GEORGE CAME into our lives a couple of weeks ago, and was the most welcome addition to our family since my youngest son was born more than two decades ago. I’ve since taken to calling George our fifth child.
George is one of those circular robots that sweeps, vacuums and mops the floors while you’re watching television. It came nameless in a box, but when I saw the joy it brought the home, I determined it must have a name, so George it became.
I was skeptical when these robot vacuums first came out on the market. My apartment is no mansion with expansive floor space to sweep and mop, so I looked at these gadgets like the electric knives and electric can-openers of my youth: frivolous devices that nobody really needs. I can mop my own floor.
Until George started to do his magic.
First of all it’s just a delight watching him work. He spins, he rotates, he pivots, he goes back to his charging dock as if he’s something out of Star Wars. Corona has limited entertainment options for months, but George has opened up a whole new vista: I can watch him clean the floor for hours.
Secondly, you don’t have to feel bad.
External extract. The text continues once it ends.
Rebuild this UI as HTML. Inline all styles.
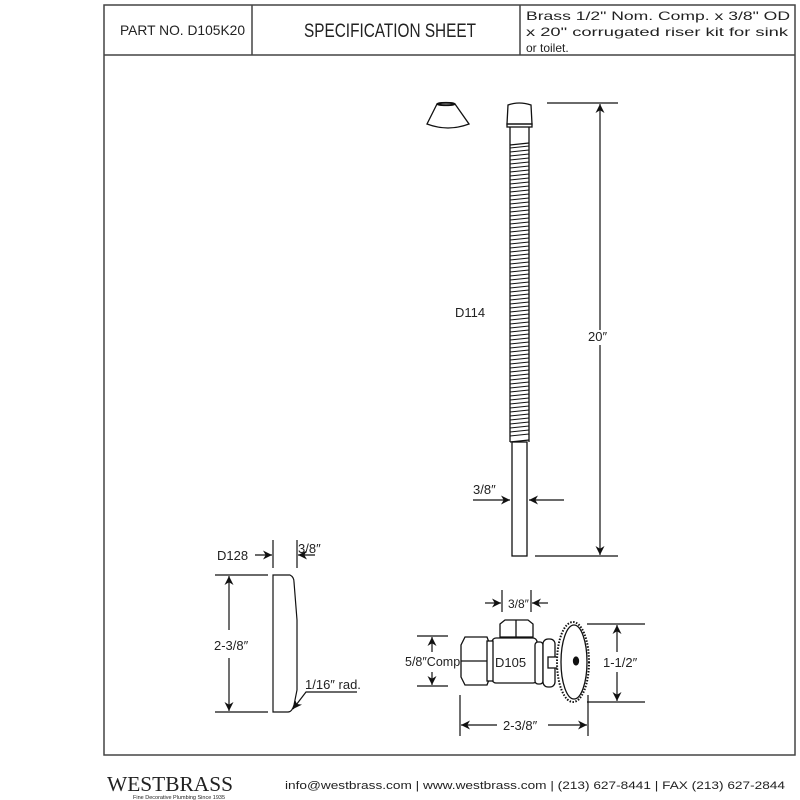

One of the problems with having someone else clean your house – either a cleaning person or one of your kids – is that you feel bad sitting while the other person is working. Not with George; George has no feelings.
Thirdly, George goes places – under couches, beds and desks – that we only get to the week before Passover. And he doesn’t kvetch. I tell George to go, and he goes; I tell him to stop, and he stops. I tell him to re-mop a spot and he re-mops that spot, without snapping, “You re-mop it if it’s not good enough for you.” In short, George is a pleasure. And since it’s new to the house, I thought maybe we could categorize this device as a Rosh Hashanah gift for the entire home. Except for one problem: The Wife is the one who purchased it.